▸ Set problem:
Scan the records below for the line with "Emit a Python" and the line with "from matplotlib.ticker import", and retype that range exactly, both ends included, pictures excepted.

▸ Input:
• • • •
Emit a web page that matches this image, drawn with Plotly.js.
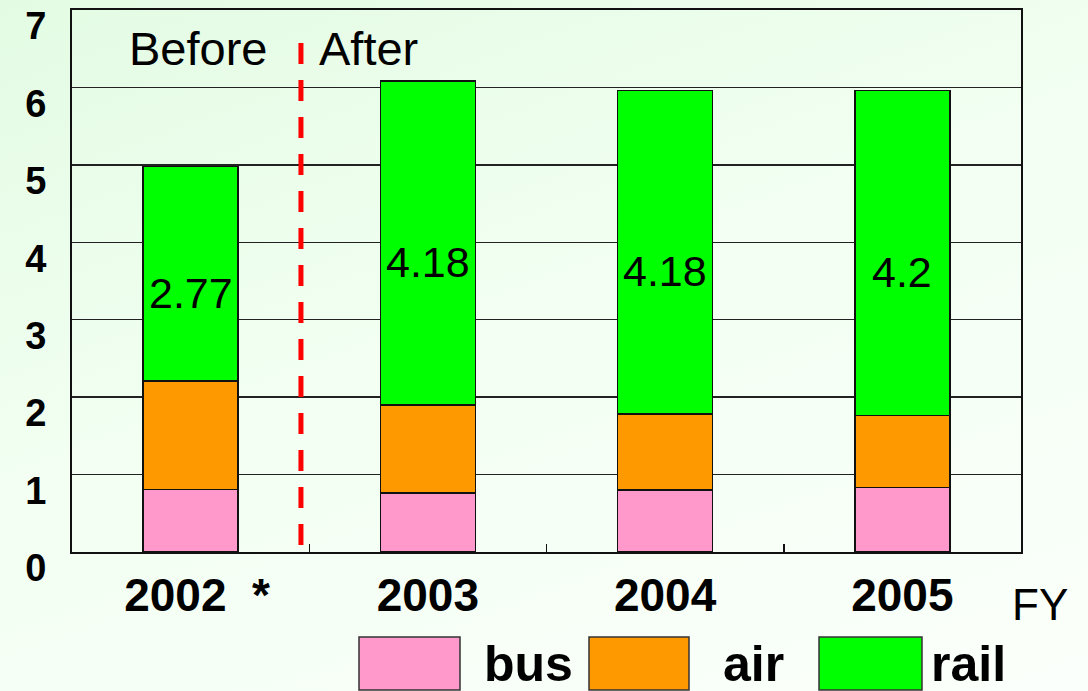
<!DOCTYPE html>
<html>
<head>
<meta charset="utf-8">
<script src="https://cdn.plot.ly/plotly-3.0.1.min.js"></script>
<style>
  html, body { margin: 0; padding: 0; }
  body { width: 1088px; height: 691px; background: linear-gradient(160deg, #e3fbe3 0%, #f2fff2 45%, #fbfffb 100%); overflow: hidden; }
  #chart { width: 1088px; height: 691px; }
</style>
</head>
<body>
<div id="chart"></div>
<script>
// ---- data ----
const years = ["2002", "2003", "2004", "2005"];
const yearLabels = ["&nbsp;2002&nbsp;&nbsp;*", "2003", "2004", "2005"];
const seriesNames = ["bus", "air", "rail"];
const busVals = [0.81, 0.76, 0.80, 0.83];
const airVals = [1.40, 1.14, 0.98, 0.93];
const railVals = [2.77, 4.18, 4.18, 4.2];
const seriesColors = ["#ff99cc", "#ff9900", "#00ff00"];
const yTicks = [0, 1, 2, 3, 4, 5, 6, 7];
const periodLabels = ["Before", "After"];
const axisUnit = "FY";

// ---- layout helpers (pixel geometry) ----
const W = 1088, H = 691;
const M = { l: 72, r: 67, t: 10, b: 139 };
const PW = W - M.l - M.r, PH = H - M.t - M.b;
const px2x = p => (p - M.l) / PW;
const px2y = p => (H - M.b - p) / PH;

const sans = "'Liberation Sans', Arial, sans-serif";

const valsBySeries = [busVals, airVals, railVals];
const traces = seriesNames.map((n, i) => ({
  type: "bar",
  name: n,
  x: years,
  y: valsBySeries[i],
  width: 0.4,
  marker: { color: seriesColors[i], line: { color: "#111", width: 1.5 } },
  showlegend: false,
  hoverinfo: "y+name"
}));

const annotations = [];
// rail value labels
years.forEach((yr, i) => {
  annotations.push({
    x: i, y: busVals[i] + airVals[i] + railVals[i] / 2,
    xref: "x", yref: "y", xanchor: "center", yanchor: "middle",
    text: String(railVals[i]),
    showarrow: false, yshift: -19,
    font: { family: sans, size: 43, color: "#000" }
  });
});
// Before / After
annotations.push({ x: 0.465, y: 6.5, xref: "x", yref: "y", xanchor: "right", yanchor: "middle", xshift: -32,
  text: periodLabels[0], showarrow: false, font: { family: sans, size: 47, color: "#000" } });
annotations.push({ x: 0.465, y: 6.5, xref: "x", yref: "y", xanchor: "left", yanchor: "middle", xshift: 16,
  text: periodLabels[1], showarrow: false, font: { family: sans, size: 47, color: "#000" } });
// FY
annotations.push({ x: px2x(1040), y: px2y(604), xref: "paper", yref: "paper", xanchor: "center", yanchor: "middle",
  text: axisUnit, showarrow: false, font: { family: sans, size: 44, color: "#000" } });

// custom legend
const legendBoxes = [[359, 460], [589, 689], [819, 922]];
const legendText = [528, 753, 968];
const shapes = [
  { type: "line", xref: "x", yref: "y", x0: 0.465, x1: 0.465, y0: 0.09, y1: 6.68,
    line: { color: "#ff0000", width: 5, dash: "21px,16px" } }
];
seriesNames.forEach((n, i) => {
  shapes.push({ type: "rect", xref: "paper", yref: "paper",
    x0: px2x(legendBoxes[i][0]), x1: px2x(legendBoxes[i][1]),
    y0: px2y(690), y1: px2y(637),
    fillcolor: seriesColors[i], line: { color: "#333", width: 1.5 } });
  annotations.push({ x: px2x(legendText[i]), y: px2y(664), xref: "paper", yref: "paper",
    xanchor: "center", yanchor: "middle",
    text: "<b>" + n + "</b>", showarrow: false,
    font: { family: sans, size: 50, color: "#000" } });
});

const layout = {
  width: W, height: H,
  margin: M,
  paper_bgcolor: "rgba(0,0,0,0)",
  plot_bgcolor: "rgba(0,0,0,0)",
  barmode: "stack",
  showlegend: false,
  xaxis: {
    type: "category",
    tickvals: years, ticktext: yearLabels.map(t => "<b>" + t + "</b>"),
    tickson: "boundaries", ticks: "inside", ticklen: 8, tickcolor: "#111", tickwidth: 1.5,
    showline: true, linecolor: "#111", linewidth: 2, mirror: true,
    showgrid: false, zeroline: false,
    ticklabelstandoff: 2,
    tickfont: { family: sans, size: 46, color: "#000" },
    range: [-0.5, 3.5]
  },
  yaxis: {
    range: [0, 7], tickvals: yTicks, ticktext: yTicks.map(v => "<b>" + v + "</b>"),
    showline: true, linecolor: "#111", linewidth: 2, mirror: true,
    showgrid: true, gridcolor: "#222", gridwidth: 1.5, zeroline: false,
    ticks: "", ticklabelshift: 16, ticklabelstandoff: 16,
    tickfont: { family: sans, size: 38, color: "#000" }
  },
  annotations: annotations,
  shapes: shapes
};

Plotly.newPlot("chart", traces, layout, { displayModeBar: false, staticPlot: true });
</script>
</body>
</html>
• • • •
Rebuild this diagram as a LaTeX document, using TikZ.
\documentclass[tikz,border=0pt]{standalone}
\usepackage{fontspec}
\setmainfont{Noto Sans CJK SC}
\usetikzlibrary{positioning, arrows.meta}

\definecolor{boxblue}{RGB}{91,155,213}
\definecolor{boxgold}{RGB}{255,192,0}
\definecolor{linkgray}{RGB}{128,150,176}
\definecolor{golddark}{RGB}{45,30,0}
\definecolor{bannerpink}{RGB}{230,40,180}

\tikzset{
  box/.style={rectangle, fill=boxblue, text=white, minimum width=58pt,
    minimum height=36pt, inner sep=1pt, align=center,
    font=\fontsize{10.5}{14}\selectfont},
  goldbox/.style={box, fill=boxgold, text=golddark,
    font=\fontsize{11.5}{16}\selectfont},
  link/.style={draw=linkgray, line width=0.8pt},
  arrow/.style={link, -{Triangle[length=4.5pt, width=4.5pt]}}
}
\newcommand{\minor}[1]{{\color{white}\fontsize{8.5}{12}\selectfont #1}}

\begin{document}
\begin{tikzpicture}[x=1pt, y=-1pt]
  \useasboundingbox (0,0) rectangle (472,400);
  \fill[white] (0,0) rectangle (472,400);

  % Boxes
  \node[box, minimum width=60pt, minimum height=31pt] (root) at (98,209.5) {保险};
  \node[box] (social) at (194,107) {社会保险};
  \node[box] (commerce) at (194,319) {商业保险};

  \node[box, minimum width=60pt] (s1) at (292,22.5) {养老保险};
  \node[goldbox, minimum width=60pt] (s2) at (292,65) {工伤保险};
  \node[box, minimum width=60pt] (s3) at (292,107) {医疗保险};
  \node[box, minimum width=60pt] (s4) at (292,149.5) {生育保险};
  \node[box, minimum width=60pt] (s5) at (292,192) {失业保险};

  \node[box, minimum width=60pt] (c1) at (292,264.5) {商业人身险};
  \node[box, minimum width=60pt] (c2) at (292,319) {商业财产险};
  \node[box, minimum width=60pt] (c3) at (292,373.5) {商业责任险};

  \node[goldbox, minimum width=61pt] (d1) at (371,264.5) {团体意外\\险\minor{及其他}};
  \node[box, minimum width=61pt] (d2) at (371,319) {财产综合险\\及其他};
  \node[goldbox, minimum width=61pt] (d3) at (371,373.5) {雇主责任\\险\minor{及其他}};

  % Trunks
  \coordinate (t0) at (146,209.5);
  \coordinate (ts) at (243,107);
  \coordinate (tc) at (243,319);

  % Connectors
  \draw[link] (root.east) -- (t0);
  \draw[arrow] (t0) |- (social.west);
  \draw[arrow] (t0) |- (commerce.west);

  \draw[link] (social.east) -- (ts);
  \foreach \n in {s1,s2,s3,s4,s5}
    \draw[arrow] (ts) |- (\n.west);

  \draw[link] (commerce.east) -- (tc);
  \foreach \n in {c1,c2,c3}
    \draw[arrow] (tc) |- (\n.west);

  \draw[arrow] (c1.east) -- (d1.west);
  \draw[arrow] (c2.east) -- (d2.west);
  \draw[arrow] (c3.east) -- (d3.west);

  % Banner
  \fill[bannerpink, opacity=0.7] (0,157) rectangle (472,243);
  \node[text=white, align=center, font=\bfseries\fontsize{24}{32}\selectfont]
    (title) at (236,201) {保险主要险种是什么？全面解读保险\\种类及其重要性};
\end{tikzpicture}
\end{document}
• • • •
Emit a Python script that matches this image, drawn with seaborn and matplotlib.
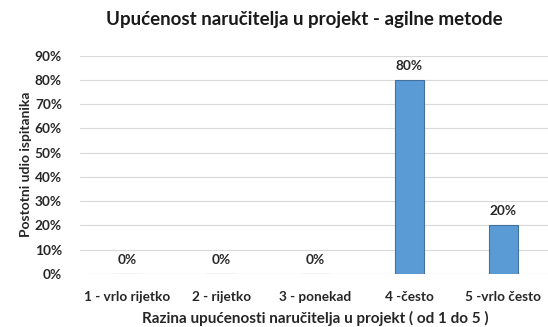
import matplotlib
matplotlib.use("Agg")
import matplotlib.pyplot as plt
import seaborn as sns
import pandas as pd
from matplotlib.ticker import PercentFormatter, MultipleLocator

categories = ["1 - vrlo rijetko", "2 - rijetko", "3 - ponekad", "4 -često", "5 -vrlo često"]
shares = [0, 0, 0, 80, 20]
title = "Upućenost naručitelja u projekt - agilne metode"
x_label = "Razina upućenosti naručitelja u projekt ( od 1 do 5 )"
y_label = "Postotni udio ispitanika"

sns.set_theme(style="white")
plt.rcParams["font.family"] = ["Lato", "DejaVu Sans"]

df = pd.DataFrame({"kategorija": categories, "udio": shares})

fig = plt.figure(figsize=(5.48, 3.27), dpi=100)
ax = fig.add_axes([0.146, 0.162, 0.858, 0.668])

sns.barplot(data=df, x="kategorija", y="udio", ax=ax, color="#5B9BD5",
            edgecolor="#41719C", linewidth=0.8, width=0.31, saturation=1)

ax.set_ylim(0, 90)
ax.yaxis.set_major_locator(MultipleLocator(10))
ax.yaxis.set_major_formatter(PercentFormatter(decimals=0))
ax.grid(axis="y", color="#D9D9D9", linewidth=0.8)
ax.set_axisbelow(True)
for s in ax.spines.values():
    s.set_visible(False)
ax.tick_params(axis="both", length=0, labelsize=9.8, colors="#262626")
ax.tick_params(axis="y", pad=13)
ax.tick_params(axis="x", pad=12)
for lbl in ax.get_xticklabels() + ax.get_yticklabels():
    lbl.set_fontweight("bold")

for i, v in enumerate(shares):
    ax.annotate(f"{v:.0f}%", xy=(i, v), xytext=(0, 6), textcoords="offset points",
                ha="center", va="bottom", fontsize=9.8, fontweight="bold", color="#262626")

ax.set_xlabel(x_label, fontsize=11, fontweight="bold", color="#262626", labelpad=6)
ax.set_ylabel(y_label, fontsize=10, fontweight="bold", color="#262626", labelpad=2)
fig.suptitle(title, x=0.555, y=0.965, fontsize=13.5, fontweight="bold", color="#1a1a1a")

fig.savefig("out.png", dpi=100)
• • • •
▸ Reply:
Emit a Python script that matches this image, drawn with seaborn and matplotlib.
import matplotlib
matplotlib.use("Agg")
import matplotlib.pyplot as plt
import seaborn as sns
import pandas as pd
from matplotlib.ticker import PercentFormatter, MultipleLocator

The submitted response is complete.